(STATED EXERCISE):
Return the material exactly as supplied, apart from the pictures, which are omitted.

(RAW DATA):
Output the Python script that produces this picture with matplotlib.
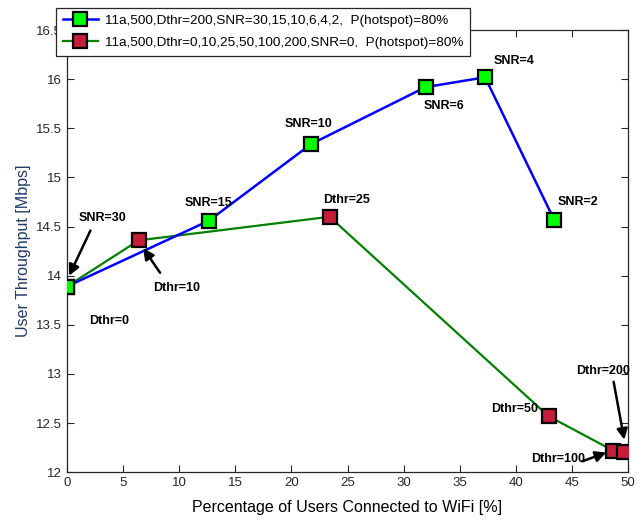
import matplotlib
matplotlib.use("Agg")
import matplotlib.pyplot as plt

plt.rcParams['font.family'] = ['Liberation Sans', 'DejaVu Sans']

# SNR sweep (Dthr fixed at 200)
snr_x = [0.0, 12.65, 21.75, 31.95, 37.25, 43.4]
snr_y = [13.89, 14.56, 15.34, 15.92, 16.02, 14.57]
snr_labels = ["SNR=30", "SNR=15", "SNR=10", "SNR=6", "SNR=4", "SNR=2"]

# Dthr sweep (SNR fixed at 0)
dthr_x = [0.0, 6.4, 23.4, 42.9, 48.65, 49.6]
dthr_y = [13.89, 14.36, 14.6, 12.57, 12.22, 12.21]
dthr_labels = ["Dthr=0", "Dthr=10", "Dthr=25", "Dthr=50", "Dthr=100", "Dthr=200"]

legend_labels = [
    "11a,500,Dthr=200,SNR=30,15,10,6,4,2,  P(hotspot)=80%",
    "11a,500,Dthr=0,10,25,50,100,200,SNR=0,  P(hotspot)=80%",
]
x_ticks = [0, 5, 10, 15, 20, 25, 30, 35, 40, 45, 50]
y_ticks = [12, 12.5, 13, 13.5, 14, 14.5, 15, 15.5, 16, 16.5]

fig = plt.figure(figsize=(6.43, 5.2), dpi=100)
ax = fig.add_axes([0.104, 0.092, 0.873, 0.850])

ax.plot(dthr_x, dthr_y, color='#008000', lw=1.6, marker='s', ms=9.5,
        mfc='#C41E3A', mec='black', mew=1.6, label=legend_labels[1], zorder=3)
ax.plot(snr_x, snr_y, color='#0000FF', lw=1.8, marker='s', ms=9.5,
        mfc='#00FF00', mec='black', mew=1.6, label=legend_labels[0], zorder=4)

ax.set_xlim(0, 50)
ax.set_ylim(12, 16.5)
ax.set_xticks(x_ticks)
ax.set_yticks(y_ticks)
ax.set_yticklabels([f"{t:g}" for t in y_ticks])
ax.tick_params(direction='in', top=True, right=True, labelsize=9.5,
               colors='#262626', length=5, width=0.8)
for s in ax.spines.values():
    s.set_color('#262626')
    s.set_linewidth(0.9)

ax.set_xlabel("Percentage of Users Connected to WiFi [%]", fontsize=11.5, labelpad=8)
ax.set_ylabel("User Throughput [Mbps]", fontsize=11.5, color='#1F3864', labelpad=4)

bold = dict(fontsize=9, fontweight='bold', ha='center', va='center', zorder=6)
arrow = dict(arrowstyle='-|>', color='black', lw=1.8, mutation_scale=16,
             shrinkA=0, shrinkB=0)

# plain text labels
ax.text(12.6, 14.74, snr_labels[1], **bold)
ax.text(21.5, 15.54, snr_labels[2], **bold)
ax.text(33.6, 15.73, snr_labels[3], **bold)
ax.text(39.8, 16.19, snr_labels[4], **bold)
ax.text(45.5, 14.75, snr_labels[5], **bold)
ax.text(3.75, 13.54, dthr_labels[0], **bold)
ax.text(24.9, 14.77, dthr_labels[2], **bold)
ax.text(42.0, 12.64, dthr_labels[3], **{**bold, 'ha': 'right'})

# arrow callouts
ax.text(3.2, 14.59, snr_labels[0], **bold)
ax.annotate("", xy=(0.2, 14.0), xytext=(2.1, 14.46), arrowprops=arrow, zorder=6)
ax.text(9.8, 13.87, dthr_labels[1], **bold)
ax.annotate("", xy=(6.8, 14.28), xytext=(8.3, 14.03), arrowprops=arrow, zorder=6)
ax.text(43.75, 12.13, dthr_labels[4], **bold)
ax.annotate("", xy=(48.05, 12.2), xytext=(45.9, 12.11), arrowprops=arrow, zorder=6)
ax.text(47.75, 13.03, dthr_labels[5], **bold)
ax.annotate("", xy=(49.65, 12.33), xytext=(48.7, 12.92), arrowprops=arrow, zorder=6)

h, l = ax.get_legend_handles_labels()
leg = fig.legend([h[1], h[0]], [l[1], l[0]], loc='upper left',
                 bbox_to_anchor=(0.087, 0.985), fontsize=9.7, frameon=True,
                 fancybox=False, edgecolor='#262626', framealpha=1,
                 handlelength=2.6, borderpad=0.5, labelspacing=0.7,
                 handletextpad=0.55, borderaxespad=0)
leg.set_zorder(10)
leg.get_frame().set_linewidth(0.9)

fig.savefig("out.png", dpi=100)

(RESULT OF THE EXERCISE):
Output the Python script that produces this picture with matplotlib.
import matplotlib
matplotlib.use("Agg")
import matplotlib.pyplot as plt

plt.rcParams['font.family'] = ['Liberation Sans', 'DejaVu Sans']

# SNR sweep (Dthr fixed at 200)
snr_x = [0.0, 12.65, 21.75, 31.95, 37.25, 43.4]
snr_y = [13.89, 14.56, 15.34, 15.92, 16.02, 14.57]
snr_labels = ["SNR=30", "SNR=15", "SNR=10", "SNR=6", "SNR=4", "SNR=2"]

# Dthr sweep (SNR fixed at 0)
dthr_x = [0.0, 6.4, 23.4, 42.9, 48.65, 49.6]
dthr_y = [13.89, 14.36, 14.6, 12.57, 12.22, 12.21]
dthr_labels = ["Dthr=0", "Dthr=10", "Dthr=25", "Dthr=50", "Dthr=100", "Dthr=200"]

legend_labels = [
    "11a,500,Dthr=200,SNR=30,15,10,6,4,2,  P(hotspot)=80%",
    "11a,500,Dthr=0,10,25,50,100,200,SNR=0,  P(hotspot)=80%",
]
x_ticks = [0, 5, 10, 15, 20, 25, 30, 35, 40, 45, 50]
y_ticks = [12, 12.5, 13, 13.5, 14, 14.5, 15, 15.5, 16, 16.5]

fig = plt.figure(figsize=(6.43, 5.2), dpi=100)
ax = fig.add_axes([0.104, 0.092, 0.873, 0.850])

ax.plot(dthr_x, dthr_y, color='#008000', lw=1.6, marker='s', ms=9.5,
        mfc='#C41E3A', mec='black', mew=1.6, label=legend_labels[1], zorder=3)
ax.plot(snr_x, snr_y, color='#0000FF', lw=1.8, marker='s', ms=9.5,
        mfc='#00FF00', mec='black', mew=1.6, label=legend_labels[0], zorder=4)

ax.set_xlim(0, 50)
ax.set_ylim(12, 16.5)
ax.set_xticks(x_ticks)
ax.set_yticks(y_ticks)
ax.set_yticklabels([f"{t:g}" for t in y_ticks])
ax.tick_params(direction='in', top=True, right=True, labelsize=9.5,
               colors='#262626', length=5, width=0.8)
for s in ax.spines.values():
    s.set_color('#262626')
    s.set_linewidth(0.9)

ax.set_xlabel("Percentage of Users Connected to WiFi [%]", fontsize=11.5, labelpad=8)
ax.set_ylabel("User Throughput [Mbps]", fontsize=11.5, color='#1F3864', labelpad=4)

bold = dict(fontsize=9, fontweight='bold', ha='center', va='center', zorder=6)
arrow = dict(arrowstyle='-|>', color='black', lw=1.8, mutation_scale=16,
             shrinkA=0, shrinkB=0)

# plain text labels
ax.text(12.6, 14.74, snr_labels[1], **bold)
ax.text(21.5, 15.54, snr_labels[2], **bold)
ax.text(33.6, 15.73, snr_labels[3], **bold)
ax.text(39.8, 16.19, snr_labels[4], **bold)
ax.text(45.5, 14.75, snr_labels[5], **bold)
ax.text(3.75, 13.54, dthr_labels[0], **bold)
ax.text(24.9, 14.77, dthr_labels[2], **bold)
ax.text(42.0, 12.64, dthr_labels[3], **{**bold, 'ha': 'right'})

# arrow callouts
ax.text(3.2, 14.59, snr_labels[0], **bold)
ax.annotate("", xy=(0.2, 14.0), xytext=(2.1, 14.46), arrowprops=arrow, zorder=6)
ax.text(9.8, 13.87, dthr_labels[1], **bold)
ax.annotate("", xy=(6.8, 14.28), xytext=(8.3, 14.03), arrowprops=arrow, zorder=6)
ax.text(43.75, 12.13, dthr_labels[4], **bold)
ax.annotate("", xy=(48.05, 12.2), xytext=(45.9, 12.11), arrowprops=arrow, zorder=6)
ax.text(47.75, 13.03, dthr_labels[5], **bold)
ax.annotate("", xy=(49.65, 12.33), xytext=(48.7, 12.92), arrowprops=arrow, zorder=6)

h, l = ax.get_legend_handles_labels()
leg = fig.legend([h[1], h[0]], [l[1], l[0]], loc='upper left',
                 bbox_to_anchor=(0.087, 0.985), fontsize=9.7, frameon=True,
                 fancybox=False, edgecolor='#262626', framealpha=1,
                 handlelength=2.6, borderpad=0.5, labelspacing=0.7,
                 handletextpad=0.55, borderaxespad=0)
leg.set_zorder(10)
leg.get_frame().set_linewidth(0.9)

fig.savefig("out.png", dpi=100)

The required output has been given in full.